The lunacy does not stop there. The accounts regulations simply state that the members of the qualifying partnership “must make the latest accounts of the partnership available for inspection by any person, without charge and during business hours, at the head office of the partnership”. Whether the “head office” is the same as the “principal place of business” is unclear. Nor is any deadline specified for making “the latest accounts of the partnership available for inspection”; apparently an LP could promise to produce its accounts, then temporise for ever.
Now then: all of the LPs involved in financial crime, proved or alleged, Scottish or otherwise, appear to have corporate partners, offshore. If so, they are legally required to make their accounts available for inspection, somewhere. Since their PPoBs are in fact maildrops, it is easy to verify that none of them have ever lodged accounts there. That looks like large scale lawlessness, at £5,000 per transgression, but that is the strongest claim we can make: the combined effect of these legislative and operational lacunae is to make the accounting rules unenforceable.
Note also that the accounts filing requirement can still be avoided by appointing a General Partner that is a UK LLP, an expedient that happens not to have been adopted, so far, by the creators and users of the type of LP typically involved in large scale financial crime. Presumably they just aren’t that well versed in the minutiae of LP law; they should read this blog.
Verdict: Dead On Arrival.
Admittedly a workable accounting rule would be no silver bullet, by itself. One should remember that LLPs and Limited Companies, which have a much more comprehensive accounting requirement than SLPs, have been just as heavily abused (see the Russian and Azerbaijan Laundromat stories). BBC File on 4 recently highlighted a case of a UK LLP that turned over some $800,000,000 in two years, according to its leaked bank statements, while filing accounts that recorded annual expenses of £1,500 and annual revenue around £20,000 for the same two years. Frequently, the abusive LLPs and Limited companies are created by the very same agents that have registered abusive SLPs.

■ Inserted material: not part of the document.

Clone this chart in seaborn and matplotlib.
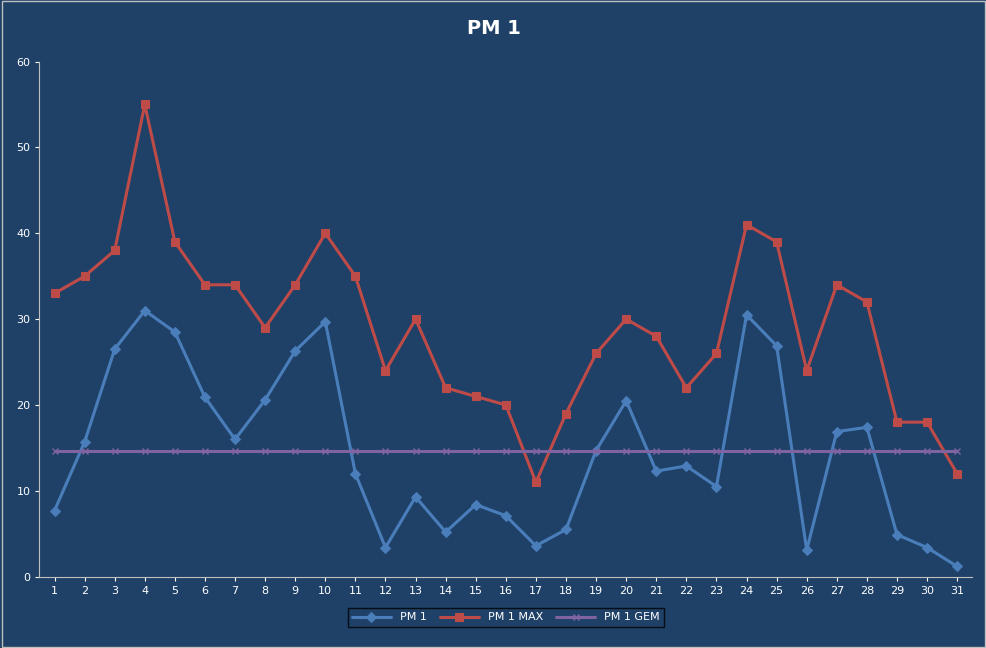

Without enforcement, none of your fancy pants laws and regs work at all.
Beneficial Ownership Information
At the moment, SLPs are required to disclose a PSC, if they feel like it; English and Northern Irish LPs are not; and that’s that. So, heaven knows what this means:
The Government will undertake further work to explore whether to require beneficial ownership information from corporate partners that do not already hold a PSC register. This will take into account the value to law enforcement of this information; their relevance to the UK’s compliance with international standards; the existing reporting requirements of these entities; and the potential burden of introducing these reporting requirements.
Why do the proposals not make a simple declaration that the PSC disclosure requirement, flawed as it is, for the moment, will be extended to English and NI LPs? We have already seen some displacement of dubious registration activity from SLPs to NI and English LPs in the last 18 months, and expect this to continue. As soon as PSCs were required to be disclosed, SLP registrations decreased sharply. At exactly the same time, ELP and NILP registrations, by the same agents responsible for the boom in anonymous SLPs, shot up.
Verdict: piecemeal reforms simply displace the abuse.
Note also, that out of the SLPs in the “offshore” category registered after the PSC scheme was extended to SLPs, 40% simply deny, perfectly legally, that they have a PSC, so they’re as opaque as ever. Thousands more haven’t made a PSC statement at all, more than a year after the requirement was introduced, according to the answer to a recent parliamentary question, nicely timed to coincide with the reform announcement, but remain unsanctioned. So that’s the PSC scheme for you, and UK enforcement of it.
Striking off defunct LPs
Here’s the detail:
For the register of companies to be transparent and reliable, the Government considers it essential that it should contain information that is up to date and accurate and therefore intends to grant the Registrar the power to strike off LPs that are dissolved or which the Registrar concludes are not carrying on business or in operation. The Registrar’s new powers will be subject to following a robust notification procedure for strike off in respect of dissolved LPs and LPs which are no longer carrying on business, at least as strong as the procedure that is already in place for companies. The Government will continue discussing with stakeholders how to design a process that ensures, as far as is possible, that all general and limited partners are given due notice that an LP is being considered for strike off. The Government recognises that particular safeguards will be needed in applying this to historic LPs that were registered many years ago. The Government will also consider the circumstances when it would be appropriate to restore a LP, and an appropriate procedure for the restoration of a LP that has been struck off.
At the moment, the SLP register is a mess. Where is the budget to scan 50,000 LP filing histories, in order to identify and strike off, inter alia, the 12,000+ SLPs that have already made filings to the effect that the partnership is dissolved? Agents have even developed a nasty habit of dissolving SLPs and then undissolving them again months or years later. See the bizarre filing history of Mainhold Products LP for one of dozens of examples.
Where, for that matter is the power to strike off miscreant LPs “In the public interest”, or disqualify delinquent General Partners?
Last of all, in the absence of enforced and enforceable accounts reporting requirements, how on earth will CH determine that an LP is no longer carrying on business? Presumably one can keep an LP alive simply by filing a confirmation statement (annual cost £17). Does the non-filing of a PSC statement imply the LP is no longer carrying on business? That seem like an obvious criterion to apply, but it is nowhere to be found in the response.
Verdict: Half-Dead On Arrival.
Overall Summary: we’re not quite out of the starting blocks here yet, are we, BEIS?